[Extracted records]
## Start
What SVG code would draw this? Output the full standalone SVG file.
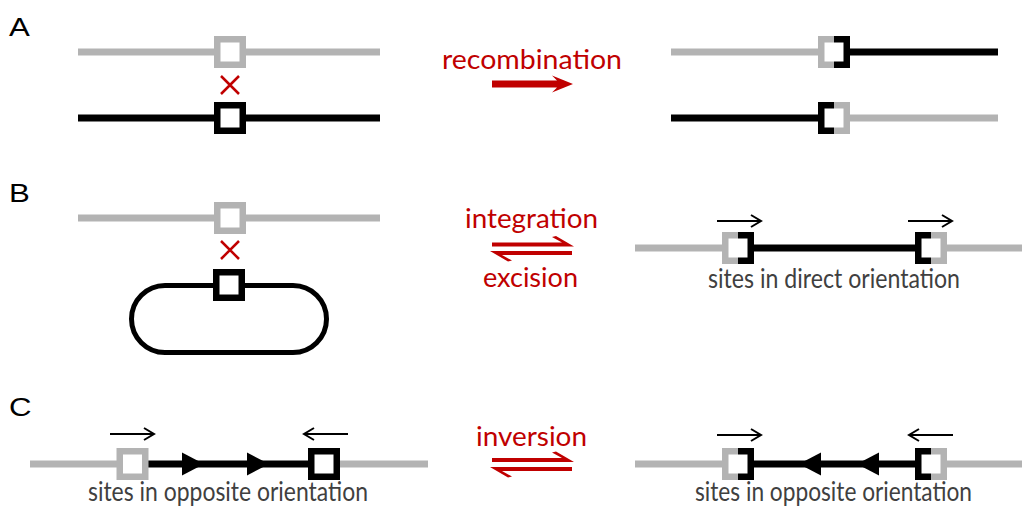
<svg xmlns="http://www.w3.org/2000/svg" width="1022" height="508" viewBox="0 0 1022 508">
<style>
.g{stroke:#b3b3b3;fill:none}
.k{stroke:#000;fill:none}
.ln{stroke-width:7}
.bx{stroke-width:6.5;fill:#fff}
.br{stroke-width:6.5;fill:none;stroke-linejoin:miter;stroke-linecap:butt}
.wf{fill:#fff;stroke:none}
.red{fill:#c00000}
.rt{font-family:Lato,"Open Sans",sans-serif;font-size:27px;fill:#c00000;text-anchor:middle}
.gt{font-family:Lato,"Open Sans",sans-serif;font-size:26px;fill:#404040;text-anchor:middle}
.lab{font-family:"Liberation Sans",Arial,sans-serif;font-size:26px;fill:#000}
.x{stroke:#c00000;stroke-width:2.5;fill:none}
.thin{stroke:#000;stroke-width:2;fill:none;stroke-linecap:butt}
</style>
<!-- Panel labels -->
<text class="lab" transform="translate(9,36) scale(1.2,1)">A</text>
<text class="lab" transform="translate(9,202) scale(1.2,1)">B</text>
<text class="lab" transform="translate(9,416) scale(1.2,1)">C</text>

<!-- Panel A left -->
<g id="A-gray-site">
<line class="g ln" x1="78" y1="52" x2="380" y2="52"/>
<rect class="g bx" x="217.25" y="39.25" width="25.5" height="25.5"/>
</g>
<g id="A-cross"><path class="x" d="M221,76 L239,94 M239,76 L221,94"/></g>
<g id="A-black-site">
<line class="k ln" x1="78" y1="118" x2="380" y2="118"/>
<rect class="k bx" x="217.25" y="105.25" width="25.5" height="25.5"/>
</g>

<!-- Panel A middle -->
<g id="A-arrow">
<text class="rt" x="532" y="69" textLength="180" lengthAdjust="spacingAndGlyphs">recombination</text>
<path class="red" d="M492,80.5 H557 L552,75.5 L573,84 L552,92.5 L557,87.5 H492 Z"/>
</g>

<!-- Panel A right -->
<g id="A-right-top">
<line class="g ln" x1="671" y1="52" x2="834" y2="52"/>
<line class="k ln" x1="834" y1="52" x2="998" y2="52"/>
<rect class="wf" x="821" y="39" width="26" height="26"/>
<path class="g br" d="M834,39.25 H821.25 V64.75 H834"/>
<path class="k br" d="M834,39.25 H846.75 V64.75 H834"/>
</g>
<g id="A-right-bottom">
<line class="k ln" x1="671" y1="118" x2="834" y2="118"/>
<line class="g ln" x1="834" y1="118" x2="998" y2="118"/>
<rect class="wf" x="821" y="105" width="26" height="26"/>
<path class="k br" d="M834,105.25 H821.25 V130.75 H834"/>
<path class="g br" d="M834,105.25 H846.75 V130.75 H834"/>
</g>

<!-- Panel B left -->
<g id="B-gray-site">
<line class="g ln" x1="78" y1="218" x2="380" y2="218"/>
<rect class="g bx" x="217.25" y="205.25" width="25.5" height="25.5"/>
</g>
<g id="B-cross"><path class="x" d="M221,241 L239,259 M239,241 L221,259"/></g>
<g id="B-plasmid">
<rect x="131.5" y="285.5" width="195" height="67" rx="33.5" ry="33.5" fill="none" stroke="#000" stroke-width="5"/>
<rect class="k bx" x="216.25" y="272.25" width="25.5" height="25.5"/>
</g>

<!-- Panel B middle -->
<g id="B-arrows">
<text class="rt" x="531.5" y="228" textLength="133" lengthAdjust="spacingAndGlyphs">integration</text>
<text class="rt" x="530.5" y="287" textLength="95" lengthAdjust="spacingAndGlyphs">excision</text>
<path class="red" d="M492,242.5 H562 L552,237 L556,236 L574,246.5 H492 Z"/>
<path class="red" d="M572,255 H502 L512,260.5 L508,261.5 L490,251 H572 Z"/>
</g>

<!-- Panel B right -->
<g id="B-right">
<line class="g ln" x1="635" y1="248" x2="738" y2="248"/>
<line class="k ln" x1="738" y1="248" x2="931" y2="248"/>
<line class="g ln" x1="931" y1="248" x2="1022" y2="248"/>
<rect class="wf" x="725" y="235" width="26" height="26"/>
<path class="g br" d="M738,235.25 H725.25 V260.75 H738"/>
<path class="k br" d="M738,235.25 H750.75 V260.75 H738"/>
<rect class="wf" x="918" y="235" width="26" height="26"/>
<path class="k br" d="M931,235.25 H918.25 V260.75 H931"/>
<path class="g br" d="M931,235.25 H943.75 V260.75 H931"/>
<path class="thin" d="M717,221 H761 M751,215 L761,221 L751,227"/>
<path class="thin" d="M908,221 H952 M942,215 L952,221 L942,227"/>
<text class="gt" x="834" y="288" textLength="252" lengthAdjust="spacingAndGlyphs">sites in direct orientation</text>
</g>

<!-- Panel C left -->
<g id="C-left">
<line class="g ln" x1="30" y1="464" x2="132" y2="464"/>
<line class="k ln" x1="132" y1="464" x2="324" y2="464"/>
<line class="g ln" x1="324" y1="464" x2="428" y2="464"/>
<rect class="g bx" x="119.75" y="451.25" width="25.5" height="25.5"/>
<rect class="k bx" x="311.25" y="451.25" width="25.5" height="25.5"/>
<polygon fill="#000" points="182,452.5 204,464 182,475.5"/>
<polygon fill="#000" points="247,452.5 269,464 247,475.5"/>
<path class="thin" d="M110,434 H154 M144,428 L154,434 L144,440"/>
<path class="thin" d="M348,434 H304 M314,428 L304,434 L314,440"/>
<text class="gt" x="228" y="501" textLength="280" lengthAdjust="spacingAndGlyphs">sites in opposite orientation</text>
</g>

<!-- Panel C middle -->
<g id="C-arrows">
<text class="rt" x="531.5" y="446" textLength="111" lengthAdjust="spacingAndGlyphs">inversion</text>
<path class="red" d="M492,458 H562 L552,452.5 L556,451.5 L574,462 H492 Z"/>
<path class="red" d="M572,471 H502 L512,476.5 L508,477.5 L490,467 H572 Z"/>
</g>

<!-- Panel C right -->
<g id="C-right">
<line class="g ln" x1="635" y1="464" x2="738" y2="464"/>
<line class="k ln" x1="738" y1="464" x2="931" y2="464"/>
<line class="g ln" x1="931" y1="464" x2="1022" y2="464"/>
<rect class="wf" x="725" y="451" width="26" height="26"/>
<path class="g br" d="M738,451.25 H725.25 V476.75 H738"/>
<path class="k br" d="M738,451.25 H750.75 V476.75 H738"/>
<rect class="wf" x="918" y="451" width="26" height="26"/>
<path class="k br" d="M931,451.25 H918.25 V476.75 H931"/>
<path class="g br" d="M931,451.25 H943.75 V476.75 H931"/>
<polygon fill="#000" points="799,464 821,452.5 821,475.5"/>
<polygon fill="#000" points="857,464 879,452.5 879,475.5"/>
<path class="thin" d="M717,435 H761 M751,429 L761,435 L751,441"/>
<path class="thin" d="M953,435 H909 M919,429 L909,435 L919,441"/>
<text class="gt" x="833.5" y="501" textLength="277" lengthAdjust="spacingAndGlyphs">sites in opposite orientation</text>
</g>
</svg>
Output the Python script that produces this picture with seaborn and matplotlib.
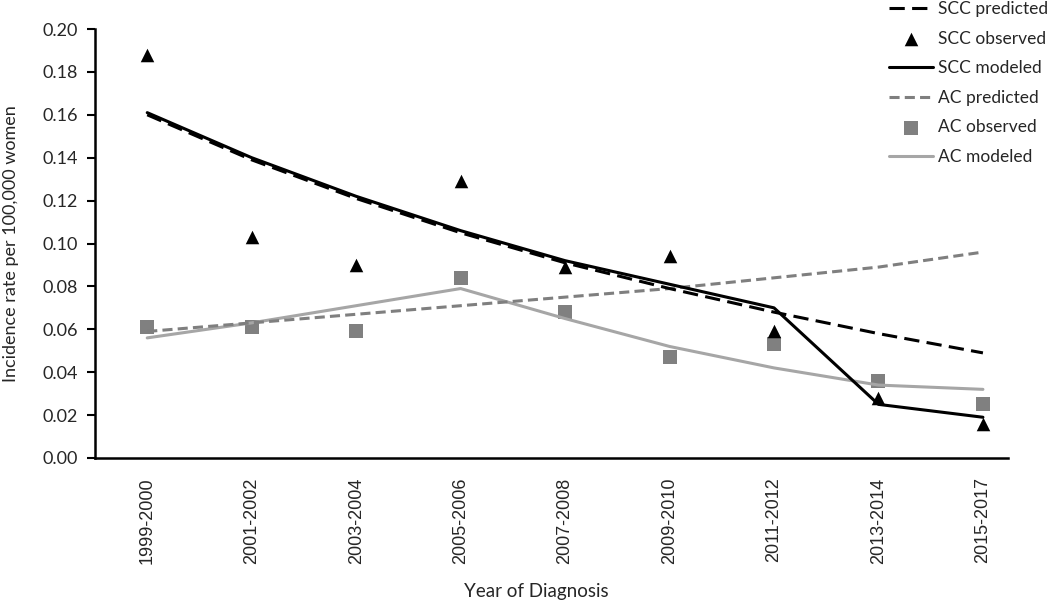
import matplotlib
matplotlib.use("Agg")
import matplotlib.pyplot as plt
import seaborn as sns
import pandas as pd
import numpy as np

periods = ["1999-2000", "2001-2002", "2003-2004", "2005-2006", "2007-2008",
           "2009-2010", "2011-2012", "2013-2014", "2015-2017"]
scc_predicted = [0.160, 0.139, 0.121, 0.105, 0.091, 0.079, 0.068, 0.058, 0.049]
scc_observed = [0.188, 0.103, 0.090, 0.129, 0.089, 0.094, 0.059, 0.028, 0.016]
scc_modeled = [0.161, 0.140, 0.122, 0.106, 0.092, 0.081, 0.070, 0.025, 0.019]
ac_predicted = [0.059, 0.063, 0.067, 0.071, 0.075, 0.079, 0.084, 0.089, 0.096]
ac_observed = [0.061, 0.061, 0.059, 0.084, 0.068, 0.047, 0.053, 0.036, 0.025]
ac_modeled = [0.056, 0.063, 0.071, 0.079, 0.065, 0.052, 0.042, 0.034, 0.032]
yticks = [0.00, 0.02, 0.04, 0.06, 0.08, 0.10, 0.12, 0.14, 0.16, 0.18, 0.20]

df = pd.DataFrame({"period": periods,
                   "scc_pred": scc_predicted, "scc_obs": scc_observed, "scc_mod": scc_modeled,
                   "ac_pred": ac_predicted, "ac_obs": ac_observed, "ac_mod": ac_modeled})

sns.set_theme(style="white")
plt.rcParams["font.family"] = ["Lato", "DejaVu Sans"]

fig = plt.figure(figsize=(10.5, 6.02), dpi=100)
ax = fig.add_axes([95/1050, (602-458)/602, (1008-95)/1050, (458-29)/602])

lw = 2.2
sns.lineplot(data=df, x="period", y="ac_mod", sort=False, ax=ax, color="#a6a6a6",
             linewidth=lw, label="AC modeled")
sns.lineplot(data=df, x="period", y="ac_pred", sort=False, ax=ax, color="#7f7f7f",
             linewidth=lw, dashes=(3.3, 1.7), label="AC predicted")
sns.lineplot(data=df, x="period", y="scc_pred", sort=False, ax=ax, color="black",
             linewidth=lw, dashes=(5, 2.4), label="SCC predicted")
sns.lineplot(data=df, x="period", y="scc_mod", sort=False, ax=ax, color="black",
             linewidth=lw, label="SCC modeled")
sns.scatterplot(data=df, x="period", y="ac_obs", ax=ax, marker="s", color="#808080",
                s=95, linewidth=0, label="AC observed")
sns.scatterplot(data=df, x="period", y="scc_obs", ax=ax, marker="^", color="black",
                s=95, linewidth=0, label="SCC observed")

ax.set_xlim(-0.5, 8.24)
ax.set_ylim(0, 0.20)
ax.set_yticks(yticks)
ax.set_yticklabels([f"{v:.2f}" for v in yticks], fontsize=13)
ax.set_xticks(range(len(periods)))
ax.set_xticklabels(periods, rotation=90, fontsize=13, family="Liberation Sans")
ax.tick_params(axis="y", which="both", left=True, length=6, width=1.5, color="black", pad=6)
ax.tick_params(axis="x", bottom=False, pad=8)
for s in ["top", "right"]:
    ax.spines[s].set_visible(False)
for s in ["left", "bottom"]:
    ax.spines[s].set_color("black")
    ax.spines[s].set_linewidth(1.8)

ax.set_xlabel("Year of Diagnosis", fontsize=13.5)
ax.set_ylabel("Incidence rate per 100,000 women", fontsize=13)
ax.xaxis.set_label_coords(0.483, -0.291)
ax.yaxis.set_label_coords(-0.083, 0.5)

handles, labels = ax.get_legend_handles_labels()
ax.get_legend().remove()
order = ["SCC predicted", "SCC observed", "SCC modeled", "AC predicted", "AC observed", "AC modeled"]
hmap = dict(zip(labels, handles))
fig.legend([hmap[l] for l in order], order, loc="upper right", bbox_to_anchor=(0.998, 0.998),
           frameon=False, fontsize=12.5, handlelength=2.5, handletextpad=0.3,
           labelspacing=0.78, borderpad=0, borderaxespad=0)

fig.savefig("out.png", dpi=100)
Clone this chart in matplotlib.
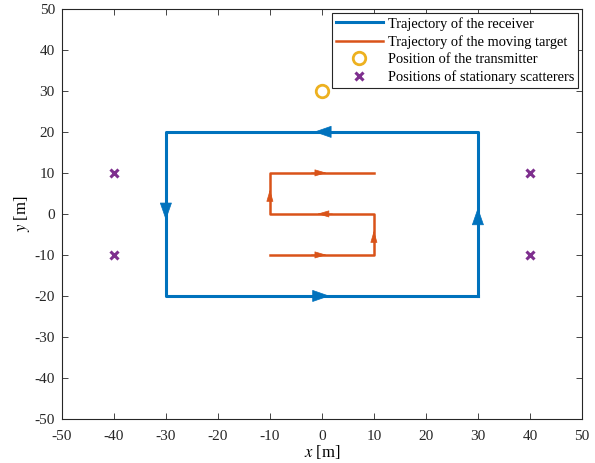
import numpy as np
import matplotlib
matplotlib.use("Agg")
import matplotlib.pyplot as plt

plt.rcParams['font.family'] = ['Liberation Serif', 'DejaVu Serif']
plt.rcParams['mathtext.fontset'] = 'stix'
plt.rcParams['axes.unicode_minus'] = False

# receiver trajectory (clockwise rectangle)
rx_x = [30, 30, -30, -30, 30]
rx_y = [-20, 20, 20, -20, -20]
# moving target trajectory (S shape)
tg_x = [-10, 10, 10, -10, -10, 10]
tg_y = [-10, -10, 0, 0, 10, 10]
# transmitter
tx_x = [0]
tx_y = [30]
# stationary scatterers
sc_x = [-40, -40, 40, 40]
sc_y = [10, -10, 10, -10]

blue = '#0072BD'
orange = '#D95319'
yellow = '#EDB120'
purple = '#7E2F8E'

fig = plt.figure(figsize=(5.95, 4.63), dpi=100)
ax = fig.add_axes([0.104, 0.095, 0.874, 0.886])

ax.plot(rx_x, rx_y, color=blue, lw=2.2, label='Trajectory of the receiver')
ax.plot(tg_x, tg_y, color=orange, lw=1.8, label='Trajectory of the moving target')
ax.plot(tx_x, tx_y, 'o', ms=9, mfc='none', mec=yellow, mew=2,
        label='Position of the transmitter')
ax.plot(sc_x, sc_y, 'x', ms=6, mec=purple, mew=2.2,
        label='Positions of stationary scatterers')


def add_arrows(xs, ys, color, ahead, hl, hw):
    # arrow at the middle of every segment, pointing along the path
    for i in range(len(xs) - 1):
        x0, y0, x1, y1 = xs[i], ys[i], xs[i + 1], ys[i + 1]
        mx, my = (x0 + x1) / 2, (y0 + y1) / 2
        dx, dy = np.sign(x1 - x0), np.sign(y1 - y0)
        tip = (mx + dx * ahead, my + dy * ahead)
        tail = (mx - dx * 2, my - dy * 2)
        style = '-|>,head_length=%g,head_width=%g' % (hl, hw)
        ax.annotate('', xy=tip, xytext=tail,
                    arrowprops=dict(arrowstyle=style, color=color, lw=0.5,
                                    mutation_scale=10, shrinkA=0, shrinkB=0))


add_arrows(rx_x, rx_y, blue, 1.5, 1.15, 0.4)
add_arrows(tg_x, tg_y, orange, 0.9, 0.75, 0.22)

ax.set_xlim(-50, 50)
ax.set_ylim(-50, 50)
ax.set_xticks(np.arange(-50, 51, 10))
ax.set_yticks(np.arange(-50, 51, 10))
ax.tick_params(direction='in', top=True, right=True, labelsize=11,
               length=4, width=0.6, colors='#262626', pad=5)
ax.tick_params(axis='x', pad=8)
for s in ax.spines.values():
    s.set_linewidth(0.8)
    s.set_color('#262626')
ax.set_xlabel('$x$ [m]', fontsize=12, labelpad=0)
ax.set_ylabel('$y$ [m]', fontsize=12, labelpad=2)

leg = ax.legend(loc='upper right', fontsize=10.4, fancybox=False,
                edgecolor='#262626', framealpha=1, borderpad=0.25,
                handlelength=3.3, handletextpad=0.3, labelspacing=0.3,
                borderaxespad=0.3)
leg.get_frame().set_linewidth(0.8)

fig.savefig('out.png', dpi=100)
## End
> **BRIEF**
Among the records above, locate the line containing "Clone this chart in matplotlib." and the line containing "label='Positions of stationary", then transcribe exactly the lines starting at the first and ending at the second, with no pictures.

> **ANSWER TO THIS PROBLEM**
Clone this chart in matplotlib.
import numpy as np
import matplotlib
matplotlib.use("Agg")
import matplotlib.pyplot as plt

plt.rcParams['font.family'] = ['Liberation Serif', 'DejaVu Serif']
plt.rcParams['mathtext.fontset'] = 'stix'
plt.rcParams['axes.unicode_minus'] = False

# receiver trajectory (clockwise rectangle)
rx_x = [30, 30, -30, -30, 30]
rx_y = [-20, 20, 20, -20, -20]
# moving target trajectory (S shape)
tg_x = [-10, 10, 10, -10, -10, 10]
tg_y = [-10, -10, 0, 0, 10, 10]
# transmitter
tx_x = [0]
tx_y = [30]
# stationary scatterers
sc_x = [-40, -40, 40, 40]
sc_y = [10, -10, 10, -10]

blue = '#0072BD'
orange = '#D95319'
yellow = '#EDB120'
purple = '#7E2F8E'

fig = plt.figure(figsize=(5.95, 4.63), dpi=100)
ax = fig.add_axes([0.104, 0.095, 0.874, 0.886])

ax.plot(rx_x, rx_y, color=blue, lw=2.2, label='Trajectory of the receiver')
ax.plot(tg_x, tg_y, color=orange, lw=1.8, label='Trajectory of the moving target')
ax.plot(tx_x, tx_y, 'o', ms=9, mfc='none', mec=yellow, mew=2,
        label='Position of the transmitter')
ax.plot(sc_x, sc_y, 'x', ms=6, mec=purple, mew=2.2,
        label='Positions of stationary scatterers')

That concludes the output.